- INFORMATION SUPPLIED:
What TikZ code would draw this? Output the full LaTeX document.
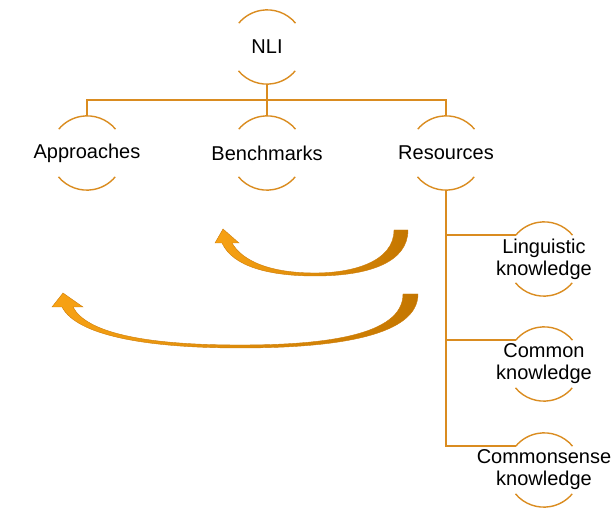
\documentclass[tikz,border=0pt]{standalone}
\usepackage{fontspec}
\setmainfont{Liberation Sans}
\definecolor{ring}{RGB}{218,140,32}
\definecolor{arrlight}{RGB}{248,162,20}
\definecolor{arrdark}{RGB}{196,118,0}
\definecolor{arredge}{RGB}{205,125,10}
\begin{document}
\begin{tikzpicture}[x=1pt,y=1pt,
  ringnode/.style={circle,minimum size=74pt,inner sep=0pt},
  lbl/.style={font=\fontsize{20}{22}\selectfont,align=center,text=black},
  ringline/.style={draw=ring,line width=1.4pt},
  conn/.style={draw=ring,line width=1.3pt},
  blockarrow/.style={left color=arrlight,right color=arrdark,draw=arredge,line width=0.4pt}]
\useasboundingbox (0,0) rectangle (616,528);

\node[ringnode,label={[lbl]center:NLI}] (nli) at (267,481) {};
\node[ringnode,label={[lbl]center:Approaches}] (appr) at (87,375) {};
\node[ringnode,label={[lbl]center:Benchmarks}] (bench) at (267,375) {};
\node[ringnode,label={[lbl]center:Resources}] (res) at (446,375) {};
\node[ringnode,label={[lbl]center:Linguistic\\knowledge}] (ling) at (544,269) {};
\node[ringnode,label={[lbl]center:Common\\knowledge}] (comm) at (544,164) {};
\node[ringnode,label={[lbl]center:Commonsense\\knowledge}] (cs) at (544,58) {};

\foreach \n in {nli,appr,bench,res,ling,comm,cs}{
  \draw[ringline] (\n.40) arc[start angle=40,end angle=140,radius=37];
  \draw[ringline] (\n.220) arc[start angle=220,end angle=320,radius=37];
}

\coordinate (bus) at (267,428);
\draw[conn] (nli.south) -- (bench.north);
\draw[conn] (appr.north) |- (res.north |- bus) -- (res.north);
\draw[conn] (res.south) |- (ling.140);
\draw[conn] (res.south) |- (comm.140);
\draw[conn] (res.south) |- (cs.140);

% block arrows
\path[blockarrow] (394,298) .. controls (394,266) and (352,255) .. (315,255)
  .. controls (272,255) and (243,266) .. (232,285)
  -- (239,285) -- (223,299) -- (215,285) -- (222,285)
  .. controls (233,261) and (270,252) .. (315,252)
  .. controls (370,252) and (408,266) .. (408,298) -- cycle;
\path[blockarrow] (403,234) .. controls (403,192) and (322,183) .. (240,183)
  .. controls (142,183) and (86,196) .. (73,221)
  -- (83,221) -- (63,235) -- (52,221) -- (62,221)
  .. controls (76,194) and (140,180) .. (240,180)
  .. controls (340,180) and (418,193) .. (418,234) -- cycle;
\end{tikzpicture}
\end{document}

- WHAT YOU HAVE TO DO: Retype the whole listing exactly and leave the pictures out.

- OUTPUT OF THE EXERCISE:
What TikZ code would draw this? Output the full LaTeX document.
\documentclass[tikz,border=0pt]{standalone}
\usepackage{fontspec}
\setmainfont{Liberation Sans}
\definecolor{ring}{RGB}{218,140,32}
\definecolor{arrlight}{RGB}{248,162,20}
\definecolor{arrdark}{RGB}{196,118,0}
\definecolor{arredge}{RGB}{205,125,10}
\begin{document}
\begin{tikzpicture}[x=1pt,y=1pt,
  ringnode/.style={circle,minimum size=74pt,inner sep=0pt},
  lbl/.style={font=\fontsize{20}{22}\selectfont,align=center,text=black},
  ringline/.style={draw=ring,line width=1.4pt},
  conn/.style={draw=ring,line width=1.3pt},
  blockarrow/.style={left color=arrlight,right color=arrdark,draw=arredge,line width=0.4pt}]
\useasboundingbox (0,0) rectangle (616,528);

\node[ringnode,label={[lbl]center:NLI}] (nli) at (267,481) {};
\node[ringnode,label={[lbl]center:Approaches}] (appr) at (87,375) {};
\node[ringnode,label={[lbl]center:Benchmarks}] (bench) at (267,375) {};
\node[ringnode,label={[lbl]center:Resources}] (res) at (446,375) {};
\node[ringnode,label={[lbl]center:Linguistic\\knowledge}] (ling) at (544,269) {};
\node[ringnode,label={[lbl]center:Common\\knowledge}] (comm) at (544,164) {};
\node[ringnode,label={[lbl]center:Commonsense\\knowledge}] (cs) at (544,58) {};

\foreach \n in {nli,appr,bench,res,ling,comm,cs}{
  \draw[ringline] (\n.40) arc[start angle=40,end angle=140,radius=37];
  \draw[ringline] (\n.220) arc[start angle=220,end angle=320,radius=37];
}

\coordinate (bus) at (267,428);
\draw[conn] (nli.south) -- (bench.north);
\draw[conn] (appr.north) |- (res.north |- bus) -- (res.north);
\draw[conn] (res.south) |- (ling.140);
\draw[conn] (res.south) |- (comm.140);
\draw[conn] (res.south) |- (cs.140);

% block arrows
\path[blockarrow] (394,298) .. controls (394,266) and (352,255) .. (315,255)
  .. controls (272,255) and (243,266) .. (232,285)
  -- (239,285) -- (223,299) -- (215,285) -- (222,285)
  .. controls (233,261) and (270,252) .. (315,252)
  .. controls (370,252) and (408,266) .. (408,298) -- cycle;
\path[blockarrow] (403,234) .. controls (403,192) and (322,183) .. (240,183)
  .. controls (142,183) and (86,196) .. (73,221)
  -- (83,221) -- (63,235) -- (52,221) -- (62,221)
  .. controls (76,194) and (140,180) .. (240,180)
  .. controls (340,180) and (418,193) .. (418,234) -- cycle;
\end{tikzpicture}
\end{document}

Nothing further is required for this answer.